The decision when to release a new Stable version is made by the developers, i.e. whether the bugs fixed are more important than those not fixed and regressions caused by the Chromium update.
Releasing multiple versions just makes more work with no benefits. It will confuse users, and make more work for bug reporting.
@ayespy said in Just dumped Vivaldi:
The chronic problem that Vivaldi faces is that, first, for security's sake if nothing else, it simply must keep pace in new releases with its Chromium engine, insofar as possible. This means a new stable release every six weeks or so, whether Vivaldi wants to do it or not. It means, second, that it has to face the fact that every new version of Chromium (on top of which Vivaldi is built) breaks numerous things in Vivaldi, which worked fine on top of the prior version of Chromium. Then half or more of development time is spent leading up to the next Stable release, just fixing things the new Chromium version broke. If Vivaldi waits until the devs can make everything stable and clean on top of each new Chromium version before updating, it will fall farther and farther and farther behind Chromium, and have more and more and more security holes all the time. This must not happen.

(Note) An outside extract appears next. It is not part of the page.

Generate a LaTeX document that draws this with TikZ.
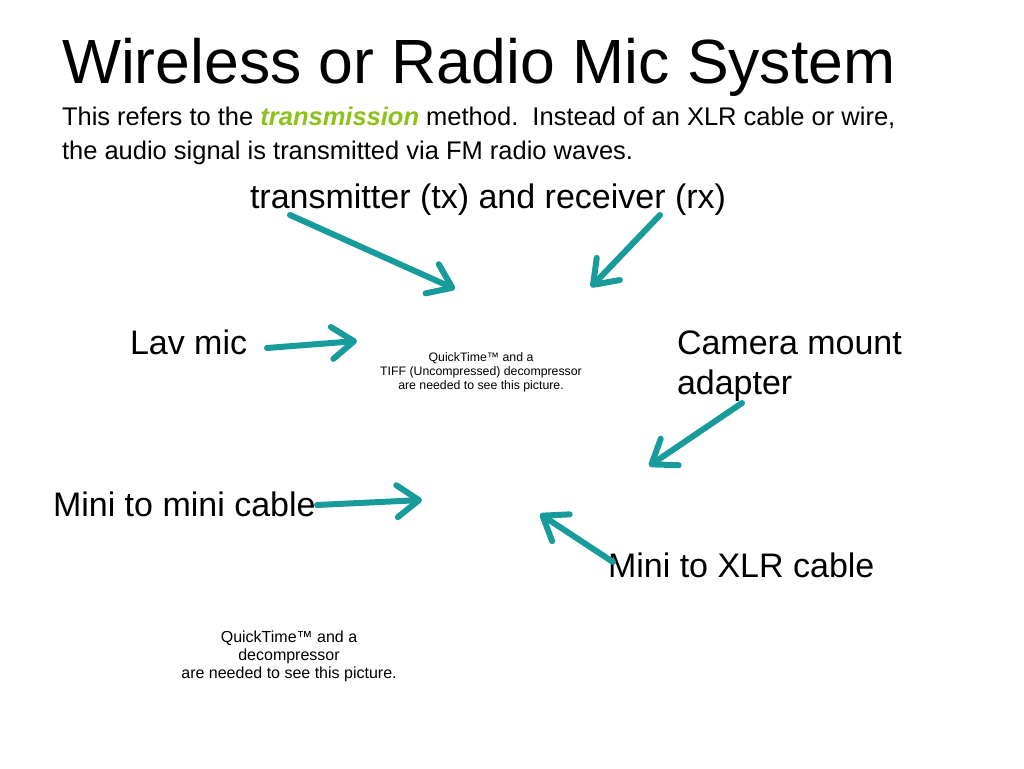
\documentclass[tikz,border=0pt]{standalone}
\usepackage{fontspec}
\setmainfont{Liberation Sans}
\usetikzlibrary{arrows.meta}
\definecolor{teal1}{HTML}{189B9B}
\definecolor{green1}{HTML}{8CC21A}
\tikzset{
  txt/.style={anchor=base west,inner sep=0pt,outer sep=0pt},
  big/.style={txt,font=\fontsize{34}{38}\selectfont},
  small/.style={align=center,inner sep=0pt,font=\fontsize{12.3}{14}\selectfont},
  arr/.style={draw=teal1,line width=6pt,line cap=round,line join=round,
    -{Straight Barb[length=22pt,width=32pt,line cap=round,line join=round]}},
}
\begin{document}
\begin{tikzpicture}[x=1pt,y=-1pt]
\useasboundingbox[fill=white] (0,0) rectangle (1024,768);
\node[txt,font=\fontsize{62.5}{70}\selectfont] (title) at (62,83) {Wireless or Radio Mic System};
\node[txt,font=\fontsize{25.5}{33}\selectfont] (sub1) at (62,125) {This refers to the \textcolor{green1}{\textbf{\textit{transmission}}} method.\ \ Instead of an XLR cable or wire,};
\node[txt,font=\fontsize{25.5}{33}\selectfont] (sub2) at (62,159) {the audio signal is transmitted via FM radio waves.};
\node[big] (txrx) at (250,208) {transmitter (tx) and receiver (rx)};
\node[big] (lav) at (130,354) {Lav mic};
\node[big] (cam) at (677,354) {Camera mount};
\node[big] (cam2) at (677,394) {adapter};
\node[big] (mm) at (53,516) {Mini to mini cable};
\node[big] (mx) at (608,577) {Mini to XLR cable};
\node[small] (qt1) at (481,372) {QuickTime™ and a\\TIFF (Uncompressed) decompressor\\are needed to see this picture.};
\node[small,font=\fontsize{16}{18}\selectfont] (qt2) at (289,656) {QuickTime™ and a\\decompressor\\are needed to see this picture.};
\coordinate (a1s) at (290,215); \coordinate (a1e) at (455,289);
\coordinate (a2s) at (660,215); \coordinate (a2e) at (591,287);
\coordinate (a3s) at (267,348); \coordinate (a3e) at (357,341);
\coordinate (a4s) at (742,403); \coordinate (a4e) at (649,466);
\coordinate (a5s) at (317,505); \coordinate (a5e) at (422,500);
\coordinate (a6s) at (613,562); \coordinate (a6e) at (540,514);
\draw[arr] (a1s) -- (a1e);
\draw[arr] (a2s) -- (a2e);
\draw[arr] (a3s) -- (a3e);
\draw[arr] (a4s) -- (a4e);
\draw[arr] (a5s) -- (a5e);
\draw[arr] (a6s) -- (a6e);
\end{tikzpicture}
\end{document}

Chromium's blog publicly announced the Chrome app deprecation timeframe back in August 2016 with a completion around early 2018... but my guess is that it was almost certainly being discussed amongst chromium developers before August. While the timeframe is not "sudden", it does appear rather short for the rework into whatever form it seems would now be required for a complex 'app' like Vivaldi. I really, really hope Vivaldi's devs can pull off this transition without a lot of grief or functionality loss.

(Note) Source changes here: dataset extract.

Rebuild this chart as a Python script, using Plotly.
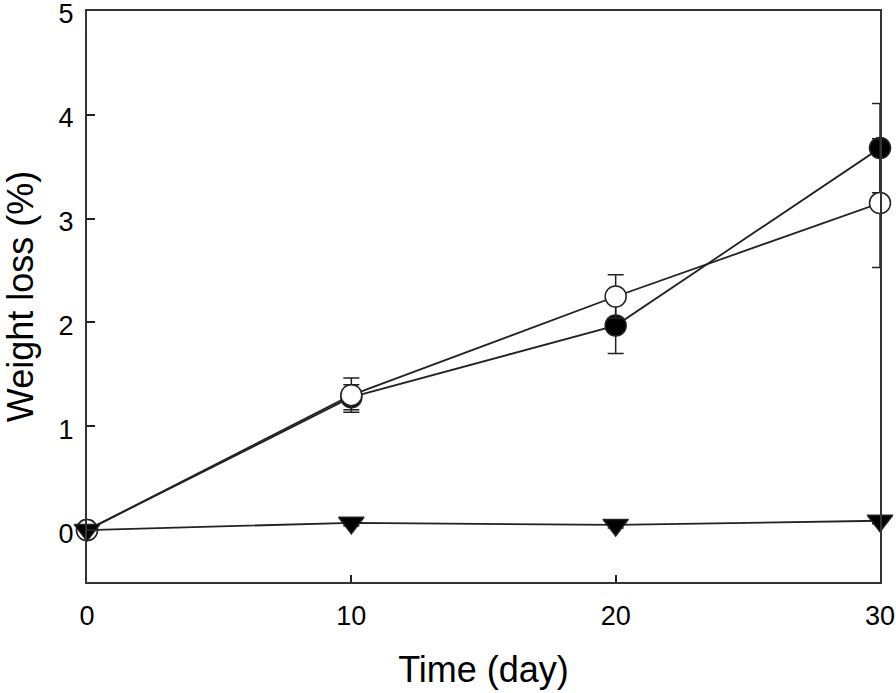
import plotly.graph_objects as go

days = [0, 10, 20, 30]

filled = [0.0, 1.28, 1.97, 3.68]
filled_err = [0.0, 0.12, 0.27, 0.43]

hollow = [0.0, 1.30, 2.25, 3.15]
hollow_err = [0.0, 0.165, 0.21, 0.62]

tri = [0.0, 0.07, 0.05, 0.09]
tri_err = [0.0, 0.03, 0.03, 0.03]

y_ticks = [0, 1, 2, 3, 4, 5]
x_ticks = [0, 10, 20, 30]

line_col = '#222222'
fig = go.Figure()


def add_series(y, err, symbol, fill, size):
    fig.add_trace(go.Scatter(
        x=days, y=y, mode='lines+markers',
        line=dict(color=line_col, width=1.8),
        marker=dict(symbol=symbol, size=size, color=fill,
                    line=dict(color=line_col, width=1.5)),
        error_y=dict(type='data', array=err, visible=True,
                     color=line_col, thickness=1.5, width=8),
        cliponaxis=False, showlegend=False,
    ))


add_series(filled, filled_err, 'circle', 'black', 21)
add_series(hollow, hollow_err, 'circle', 'white', 21)
add_series(tri, tri_err, 'triangle-down', 'black', 22)

axis_font = dict(family='Liberation Sans, Arial, sans-serif', size=27, color='black')
title_font = dict(family='Liberation Sans, Arial, sans-serif', size=36, color='black')

fig.update_layout(
    width=896, height=693,
    margin=dict(l=87, r=16, t=11, b=111),
    plot_bgcolor='white', paper_bgcolor='white',
    xaxis=dict(
        range=[0, 30], tickvals=x_ticks, ticks='inside', ticklen=7,
        tickwidth=1.5, tickcolor=line_col, showgrid=False, zeroline=False,
        showline=True, linecolor='#333333', linewidth=2, mirror=True,
        automargin=False, ticklabelstandoff=9, ticklabeloverflow='allow',
        tickfont=axis_font, title=dict(text='Time (day)', font=title_font, standoff=26),
    ),
    yaxis=dict(
        range=[-0.5, 5.0001], tickvals=y_ticks, ticks='inside', ticklen=8,
        tickwidth=1.5, tickcolor=line_col, showgrid=False, zeroline=False,
        showline=True, linecolor='#333333', linewidth=2, mirror=True,
        automargin=False, ticklabelstandoff=6, ticklabeloverflow='allow',
        ticklabelshift=3,
        tickfont=axis_font, title=dict(text='Weight loss (%)', font=title_font, standoff=28),
    ),
)

# page body has a default 8px margin; drop it so the figure sits at (0, 0)
fig.write_html("out.html", config={'displayModeBar': False},
               post_script="document.body.style.margin='0';")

@izacks It may claim to be rejecting 3rd party cookies but under the current schema it's not, unless you are accessing EVERYTHING currently on vivaldi.net and none on vivaldi.com (which I think may now be possible.) It is not, or should not be, possible to log in on two linked domains unless cookies from both are accepted. It is a security vulnerability to do so. It is just possible, I suppose, that firefox is treating them as un-connected domains, which it should not - as they cross-reference each other.